“But they are all dead!” I wailed as yet another friend pointed me to Hebrews 11 in an attempt to encourage me during a season of great frustration of singleness.
“Of course, they are all dead they lived during Bible times.” She said looking rather befuddled.
“No, I mean they all died before anything God promised them happened – even Moses died right before he got to step foot in the Promise Land.” I whined. “You know what that’s like? That’s like sitting in the parking lot while your friends spend the day in Disney World. Way to go, God, what an awesome way to treat your chosen hero. Guess that’s as good as it gets when you are serving God.”
It was at this point my friend decided to abandon any attempts at consoling and backed away slowly. She later confessed that she was pretty certain that it was going to lightening the next time I opened my mouth, and she didn’t have any intentions of being anywhere near the strike zone. (I hear that quite frequently believe it or not.)

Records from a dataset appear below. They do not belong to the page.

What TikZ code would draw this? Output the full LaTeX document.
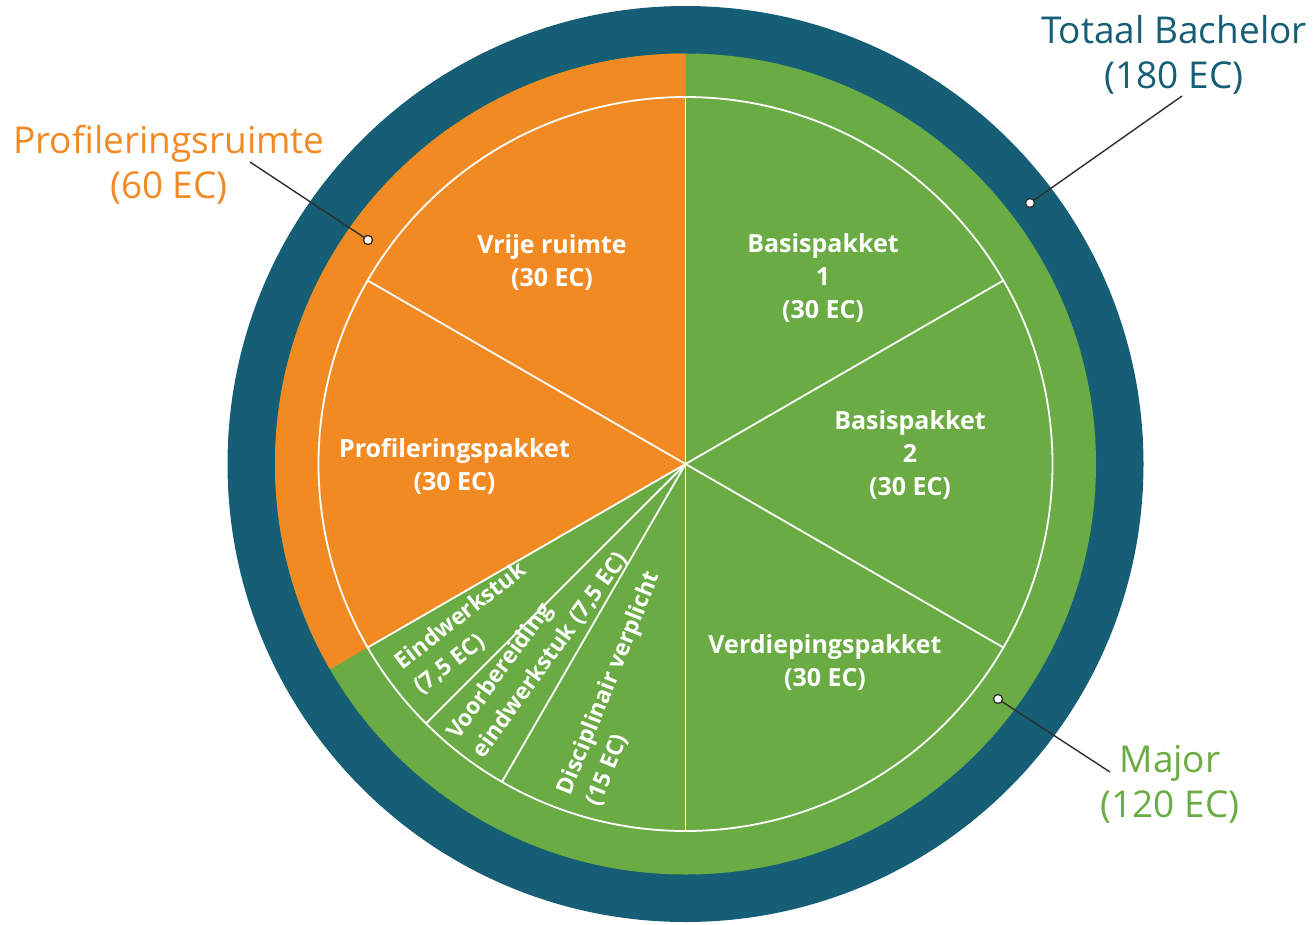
\documentclass[tikz,border=0pt]{standalone}
\usepackage{fontspec}
\setmainfont{Open Sans}
\definecolor{ringblue}{HTML}{155E75}
\definecolor{orangefill}{HTML}{F28A24}
\definecolor{greenfill}{HTML}{6AAB44}
\definecolor{leadgray}{HTML}{2E2E2E}
\begin{document}
\begin{tikzpicture}[x=1pt,y=1pt,
  whiteline/.style={draw=white,line width=1.8pt},
  leader/.style={draw=leadgray,line width=1.4pt},
  dotmark/.style={circle,fill=white,draw=leadgray,line width=1.3pt,inner sep=0pt,minimum size=9pt},
  biglabel/.style={align=center,anchor=base,font=\fontsize{37}{45}\selectfont},
  seglabel/.style={align=center,anchor=base,text=white,font=\fontsize{25}{33}\selectfont\bfseries},
  rotlabel/.style={align=left,anchor=base west,text=white,font=\fontsize{23}{31}\selectfont\bfseries}]
\useasboundingbox (0,0) rectangle (1314,-924);
\coordinate (C) at (685.5,-464);
% rings and discs
\fill[ringblue] (C) circle[radius=458];
\fill[greenfill] (C) circle[radius=410.5];
\fill[orangefill] (C) -- ++(90:410.5) arc[start angle=90,end angle=210,radius=410.5] -- cycle;
\draw[whiteline] (C) circle[radius=367];
\foreach \a in {90,150,210,225,240,270,330,30}
  \draw[whiteline] (C) -- ++(\a:367);
% segment labels (anchor = baseline of last line)
\node[seglabel] (vrije) at (552,-286) {Vrije ruimte\\(30 EC)};
\node[seglabel] (basis1) at (823,-318) {Basispakket\\1\\(30 EC)};
\node[seglabel] (basis2) at (910,-495) {Basispakket\\2\\(30 EC)};
\node[seglabel] (profpak) at (454.5,-490) {Profileringspakket\\(30 EC)};
\node[seglabel] (verdiep) at (825,-686) {Verdiepingspakket\\(30 EC)};
\node[rotlabel,rotate=38] (eind) at (419,-697) {Eindwerkstuk\\(7,5 EC)};
\node[rotlabel,rotate=54] (voorb) at (481,-762) {Voorbereiding\\eindwerkstuk (7,5 EC)};
\node[rotlabel,rotate=68] (discip) at (598,-811) {Disciplinair verplicht\\(15 EC)};
% outer labels
\node[biglabel,text=orangefill] (lprof) at (169,-198) {Profileringsruimte\\(60 EC)};
\node[biglabel,text=ringblue] (ltot) at (1174,-88) {Totaal Bachelor\\(180 EC)};
\node[biglabel,text=greenfill] (lmaj) at (1170,-817) {Major\\(120 EC)};
% leaders
\coordinate (eprof) at (250,-162);
\coordinate (etot) at (1182,-96);
\coordinate (emaj) at (1110,-772);
\coordinate (dprof) at (368,-240);
\coordinate (dtot) at (1030,-203);
\coordinate (dmaj) at (998,-699);
\draw[leader] (eprof) -- (dprof);
\draw[leader] (etot) -- (dtot);
\draw[leader] (emaj) -- (dmaj);
\node[dotmark] (mprof) at (dprof) {};
\node[dotmark] (mtot) at (dtot) {};
\node[dotmark] (mmaj) at (dmaj) {};
\end{tikzpicture}
\end{document}
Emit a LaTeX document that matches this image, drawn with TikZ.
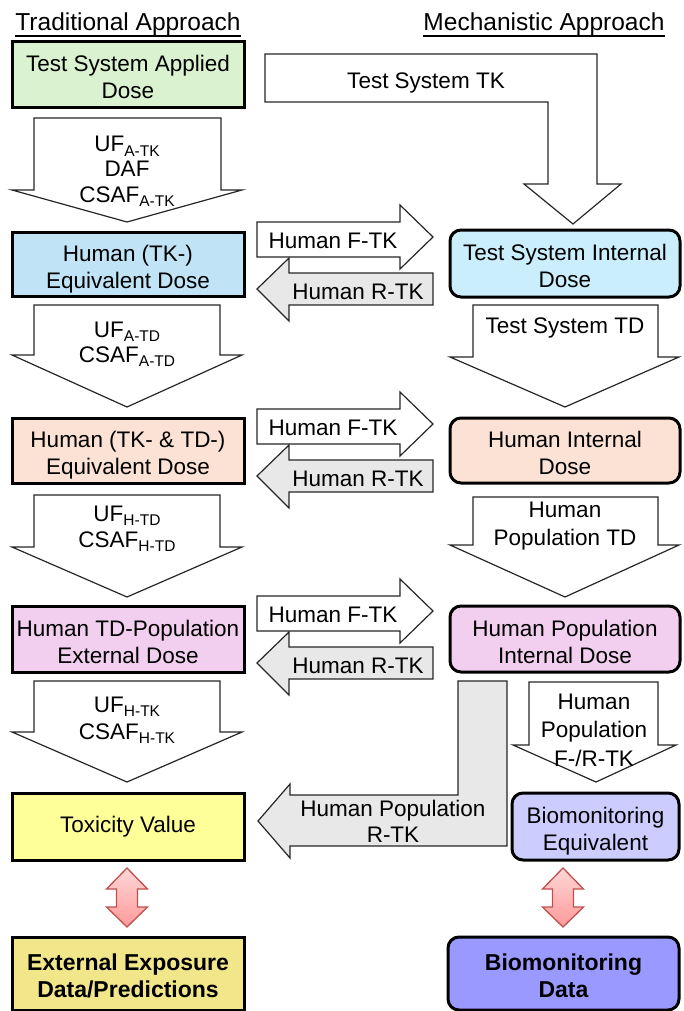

Now for those of you who have lived a beautifully blessed life, I am sure that my laments sound a little melodramatic and bordering on blasphemous, but follow me on this one. You really need to understand, maybe not for yourself, but at some point in your life you are going to have a friend who feels this way. And if you have ever felt like this towards God, we have group meetings at my house on the second Tuesday of the fifth week next month.
Nothing hurts more than waiting on a dream. Solomon even said so, “Hope deferred makes the heart sick, but the fulfillment of a desire is a tree of life.” (Proverbs 13:12). I prefer Stephen King’s paraphrase from the Shawshank Redemption, “Hope is a dangerous thing. Hope can drive a man (or woman) insane.”
The only thing worse than hope is hope that is rooted in a God given desire. Whether it is the dream of marriage, a thriving ministry, publishing that next book, or having a home to call your own, all of it hurts when it seems like it is happening for everyone but you. And it isn’t just the not having that kills you, it is the way you begin to feel like everyone else is looking at you, that subtle shift in how they treat you, and the unspoken accusation of why aren’t you good enough to receive God’s blessings.
So you work the steps. You go over your life with a fine tooth comb and you begin looking for some sin that would explain why God is withholding his love. You pray, you fast, you confess even the most minor infractions, and you cry in frustrated pain and in anger. You volunteer more at church, you start tithing 11% instead of 10, and you begin wondering if you should sponsor a child in Africa to show just how good you really are. And every morning you wake up expecting a miracle, you decree God’s provision and blessing over your life while you brush teeth, and all you have to show for it are toothpaste splatters on the mirror.
That is when the bitterness creeps in. It starts out as disillusionment and frustration, but you know deep down in your heart that anger is starting to take over. Oh, you fight it down, push it away, and do your best to deny that you are capable of such an unholy emotion, but you are beginning to feel like ticking time bomb. Soon all your prayers are boiled down to one word, “Why?”
“Why, God, why me?”
Now this is the part where I am supposed to offer you some holy answer and sacred words of wisdom. They will magically appear on your screen after you close your eyes, chant the Lord’s Prayer, and commit to sending me ten bucks.
Didn’t work? Yeah, I will have to work on that. Really, what did you expect?
The truth is I don’t know. I don’t think anyone knows why some prayers get answered and others don’t. I can’t understand why God has allowed so many charlatans to achieve levels of great success and experience such blessing and leaves the rest of us out in the cold. I don’t know why he healed your friend who uses drugs and let my dad die, or why didn’t give my ex a holy zap and save our marriage when I prayed for that while warded off his blows. None it makes sense to me, and if I told you I did I would be lying.
But here is what I do know: God is sovereign, and that means he gets to call all the shots, even the ones I don’t understand. God loves me and he loves you, even when we don’t deserve it. Love will do what is best for us, even when it means disappointment and hurt. Hurt and disappointment does not mean our story is over. It just might mean that we have to be willing to let him write a new one, one we never imagined being the story of our lives.
No one in Hebrews 11 saw the fulfillment of the promise that God gave to them. They all died long before it happened, but they had enough faith to believe that in pursuing the promise they were exactly where God called them to be. They pressed onward even when it all seemed pointless, believing that God was faithful, and even though they didn’t see it happen their kids, their grandkids, and everyone who came after did.
You see, they changed the world by chasing the dreams God had given them and doing so transcended their finite existence. They ceased to be individuals and became a part of the fabric of history. Each of them is remembered not for what they received, but for what they gave – to you, to me, and to everyone who dares to receive the promise of salvation to this day.
And isn’t that what we were called to? To give it all away, including our lives, so that the world might witness his glory and not our own? Sometimes the only thing we have to lay on that altar is our hopes the ones he gave to us. Maybe he will provide a ram caught in the thorns of life, or maybe he will resurrect in a new and unexpected way. I don’t know, but I do know that he is the God of redemption and that includes disappointed hopes and dreams.